#### [Exercise description]
Repeat verbatim only the lines from the one with "Rebuild this diagram" through the one with "-- (\x1+5pt,\y2+12pt) -- (\x1-25pt,\y2+42pt)", both ends kept. Pictures stay out.

╭─ Exercise data

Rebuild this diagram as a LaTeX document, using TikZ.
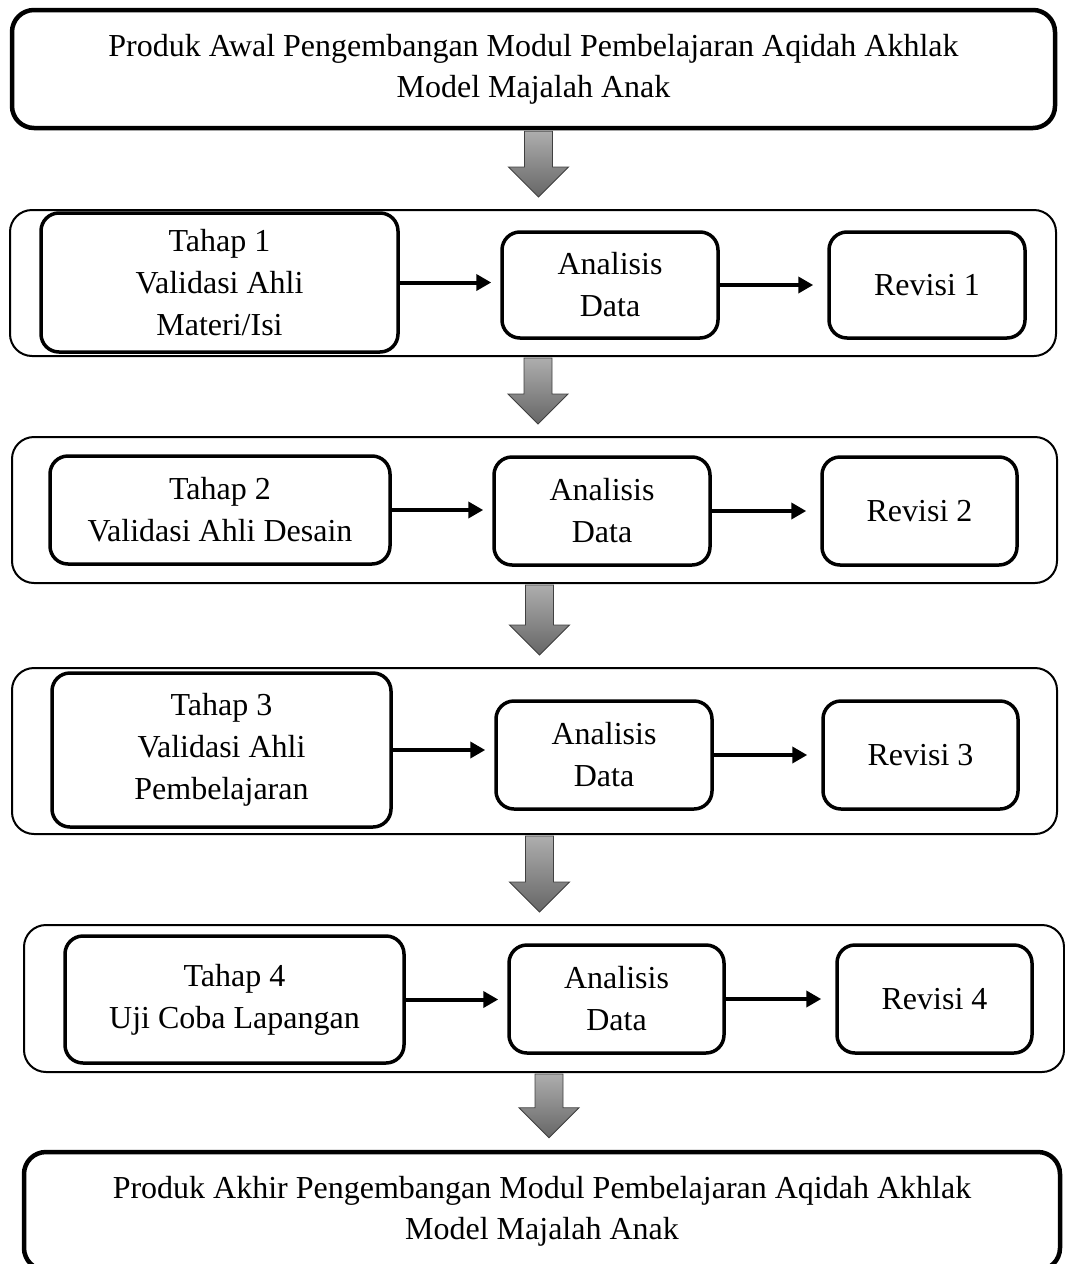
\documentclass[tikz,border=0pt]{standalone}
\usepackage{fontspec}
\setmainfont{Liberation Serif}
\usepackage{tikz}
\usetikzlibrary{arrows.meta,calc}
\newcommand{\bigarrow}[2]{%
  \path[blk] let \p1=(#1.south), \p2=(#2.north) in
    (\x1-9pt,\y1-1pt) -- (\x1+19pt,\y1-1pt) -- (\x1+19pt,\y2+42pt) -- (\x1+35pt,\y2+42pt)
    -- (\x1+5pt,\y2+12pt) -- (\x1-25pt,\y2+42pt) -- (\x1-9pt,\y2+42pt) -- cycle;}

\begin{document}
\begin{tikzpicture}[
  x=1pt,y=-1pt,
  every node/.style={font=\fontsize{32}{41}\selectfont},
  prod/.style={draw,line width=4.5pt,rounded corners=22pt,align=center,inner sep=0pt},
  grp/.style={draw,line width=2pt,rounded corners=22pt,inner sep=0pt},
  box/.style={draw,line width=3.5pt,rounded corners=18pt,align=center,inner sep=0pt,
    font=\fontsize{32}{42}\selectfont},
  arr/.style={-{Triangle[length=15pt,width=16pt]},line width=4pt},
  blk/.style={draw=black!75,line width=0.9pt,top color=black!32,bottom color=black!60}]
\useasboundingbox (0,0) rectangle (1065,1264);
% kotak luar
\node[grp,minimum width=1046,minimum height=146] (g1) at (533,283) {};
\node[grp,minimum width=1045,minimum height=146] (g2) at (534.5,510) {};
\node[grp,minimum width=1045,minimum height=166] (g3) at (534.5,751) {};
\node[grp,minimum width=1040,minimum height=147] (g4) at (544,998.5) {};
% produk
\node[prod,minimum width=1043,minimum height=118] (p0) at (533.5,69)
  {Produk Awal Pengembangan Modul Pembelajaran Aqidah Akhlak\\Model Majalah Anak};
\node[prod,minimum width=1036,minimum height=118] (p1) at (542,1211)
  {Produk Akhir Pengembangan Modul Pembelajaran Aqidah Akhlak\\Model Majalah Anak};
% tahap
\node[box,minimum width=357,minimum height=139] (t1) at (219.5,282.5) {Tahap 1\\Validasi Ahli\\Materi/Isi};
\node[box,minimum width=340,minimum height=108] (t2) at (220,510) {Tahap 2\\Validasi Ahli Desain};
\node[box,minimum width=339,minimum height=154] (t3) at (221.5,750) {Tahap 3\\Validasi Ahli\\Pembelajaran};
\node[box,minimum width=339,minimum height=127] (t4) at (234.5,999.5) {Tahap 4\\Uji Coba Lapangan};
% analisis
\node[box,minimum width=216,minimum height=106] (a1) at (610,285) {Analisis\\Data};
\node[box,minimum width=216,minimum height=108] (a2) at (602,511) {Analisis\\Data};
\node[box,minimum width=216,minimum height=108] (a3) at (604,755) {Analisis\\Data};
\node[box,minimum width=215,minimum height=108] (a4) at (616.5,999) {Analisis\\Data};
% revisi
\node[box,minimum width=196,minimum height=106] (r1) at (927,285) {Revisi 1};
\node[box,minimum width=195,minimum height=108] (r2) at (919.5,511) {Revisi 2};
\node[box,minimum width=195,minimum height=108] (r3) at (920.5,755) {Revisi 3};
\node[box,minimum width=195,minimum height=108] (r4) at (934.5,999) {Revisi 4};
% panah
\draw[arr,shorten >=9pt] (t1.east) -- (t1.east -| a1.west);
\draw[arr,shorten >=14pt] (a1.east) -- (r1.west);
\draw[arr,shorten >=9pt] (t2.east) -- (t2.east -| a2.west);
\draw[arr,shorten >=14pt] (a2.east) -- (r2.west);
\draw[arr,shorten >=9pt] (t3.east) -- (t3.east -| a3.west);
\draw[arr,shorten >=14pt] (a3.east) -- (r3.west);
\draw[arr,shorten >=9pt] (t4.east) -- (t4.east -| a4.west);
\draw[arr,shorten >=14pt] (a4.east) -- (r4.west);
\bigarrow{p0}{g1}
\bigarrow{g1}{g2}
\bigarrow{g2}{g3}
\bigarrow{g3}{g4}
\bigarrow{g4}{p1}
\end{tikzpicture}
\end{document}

╰─
╭─ Exercise data

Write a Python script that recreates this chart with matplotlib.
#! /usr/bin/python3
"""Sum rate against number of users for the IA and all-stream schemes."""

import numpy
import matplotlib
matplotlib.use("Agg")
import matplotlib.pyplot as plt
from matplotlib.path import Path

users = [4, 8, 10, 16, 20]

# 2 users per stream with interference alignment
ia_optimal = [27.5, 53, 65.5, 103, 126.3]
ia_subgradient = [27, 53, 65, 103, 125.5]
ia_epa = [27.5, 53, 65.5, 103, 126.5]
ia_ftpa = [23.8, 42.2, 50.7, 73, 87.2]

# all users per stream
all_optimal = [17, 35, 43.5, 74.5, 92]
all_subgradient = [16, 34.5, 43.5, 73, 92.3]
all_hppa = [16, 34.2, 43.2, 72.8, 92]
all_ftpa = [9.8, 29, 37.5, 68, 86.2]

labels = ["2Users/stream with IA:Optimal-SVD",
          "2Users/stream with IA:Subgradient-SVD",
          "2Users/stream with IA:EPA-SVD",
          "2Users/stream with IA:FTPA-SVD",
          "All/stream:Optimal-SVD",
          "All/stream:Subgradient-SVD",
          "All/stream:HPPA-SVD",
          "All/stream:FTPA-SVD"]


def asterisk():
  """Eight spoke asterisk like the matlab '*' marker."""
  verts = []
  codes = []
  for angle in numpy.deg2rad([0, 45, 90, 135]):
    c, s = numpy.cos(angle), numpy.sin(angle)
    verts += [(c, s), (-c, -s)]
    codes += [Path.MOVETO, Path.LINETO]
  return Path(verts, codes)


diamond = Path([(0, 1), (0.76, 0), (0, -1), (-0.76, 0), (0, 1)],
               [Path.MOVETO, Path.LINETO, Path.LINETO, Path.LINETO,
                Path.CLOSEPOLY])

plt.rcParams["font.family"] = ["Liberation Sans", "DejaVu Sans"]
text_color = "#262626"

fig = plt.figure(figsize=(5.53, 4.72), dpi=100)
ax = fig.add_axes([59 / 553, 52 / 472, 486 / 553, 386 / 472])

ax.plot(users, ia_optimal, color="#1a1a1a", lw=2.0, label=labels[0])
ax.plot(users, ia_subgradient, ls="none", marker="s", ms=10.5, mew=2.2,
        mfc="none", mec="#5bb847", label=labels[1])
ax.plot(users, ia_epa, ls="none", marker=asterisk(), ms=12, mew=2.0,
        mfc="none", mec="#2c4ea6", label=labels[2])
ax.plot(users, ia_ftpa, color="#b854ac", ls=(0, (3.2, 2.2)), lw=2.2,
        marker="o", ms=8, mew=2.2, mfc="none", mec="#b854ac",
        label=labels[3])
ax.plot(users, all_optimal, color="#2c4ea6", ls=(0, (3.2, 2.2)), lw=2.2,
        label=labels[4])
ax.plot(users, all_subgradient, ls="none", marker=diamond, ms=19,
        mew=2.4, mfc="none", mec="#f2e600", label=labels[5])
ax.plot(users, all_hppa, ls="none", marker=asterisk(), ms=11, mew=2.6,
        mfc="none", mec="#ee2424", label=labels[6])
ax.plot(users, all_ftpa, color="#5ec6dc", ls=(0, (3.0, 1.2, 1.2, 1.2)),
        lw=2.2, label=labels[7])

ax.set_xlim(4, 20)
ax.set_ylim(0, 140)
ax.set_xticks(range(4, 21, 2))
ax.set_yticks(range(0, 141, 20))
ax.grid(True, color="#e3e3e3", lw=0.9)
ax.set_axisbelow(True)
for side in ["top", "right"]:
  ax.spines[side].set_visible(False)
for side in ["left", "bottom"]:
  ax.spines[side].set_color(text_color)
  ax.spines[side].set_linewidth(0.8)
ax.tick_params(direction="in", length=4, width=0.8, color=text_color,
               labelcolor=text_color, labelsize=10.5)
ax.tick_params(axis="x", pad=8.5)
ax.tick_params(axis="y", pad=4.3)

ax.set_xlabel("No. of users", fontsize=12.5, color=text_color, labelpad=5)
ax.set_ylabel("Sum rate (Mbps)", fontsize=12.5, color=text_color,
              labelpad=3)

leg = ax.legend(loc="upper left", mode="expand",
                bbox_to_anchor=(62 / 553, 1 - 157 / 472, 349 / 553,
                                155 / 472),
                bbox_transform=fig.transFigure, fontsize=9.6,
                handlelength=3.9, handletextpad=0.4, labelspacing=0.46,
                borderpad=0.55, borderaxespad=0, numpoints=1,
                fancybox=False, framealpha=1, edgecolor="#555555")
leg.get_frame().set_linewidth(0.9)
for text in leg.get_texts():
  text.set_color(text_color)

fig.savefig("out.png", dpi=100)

╰─

#### [Solution for this task]
Rebuild this diagram as a LaTeX document, using TikZ.
\documentclass[tikz,border=0pt]{standalone}
\usepackage{fontspec}
\setmainfont{Liberation Serif}
\usepackage{tikz}
\usetikzlibrary{arrows.meta,calc}
\newcommand{\bigarrow}[2]{%
  \path[blk] let \p1=(#1.south), \p2=(#2.north) in
    (\x1-9pt,\y1-1pt) -- (\x1+19pt,\y1-1pt) -- (\x1+19pt,\y2+42pt) -- (\x1+35pt,\y2+42pt)
    -- (\x1+5pt,\y2+12pt) -- (\x1-25pt,\y2+42pt) -- (\x1-9pt,\y2+42pt) -- cycle;}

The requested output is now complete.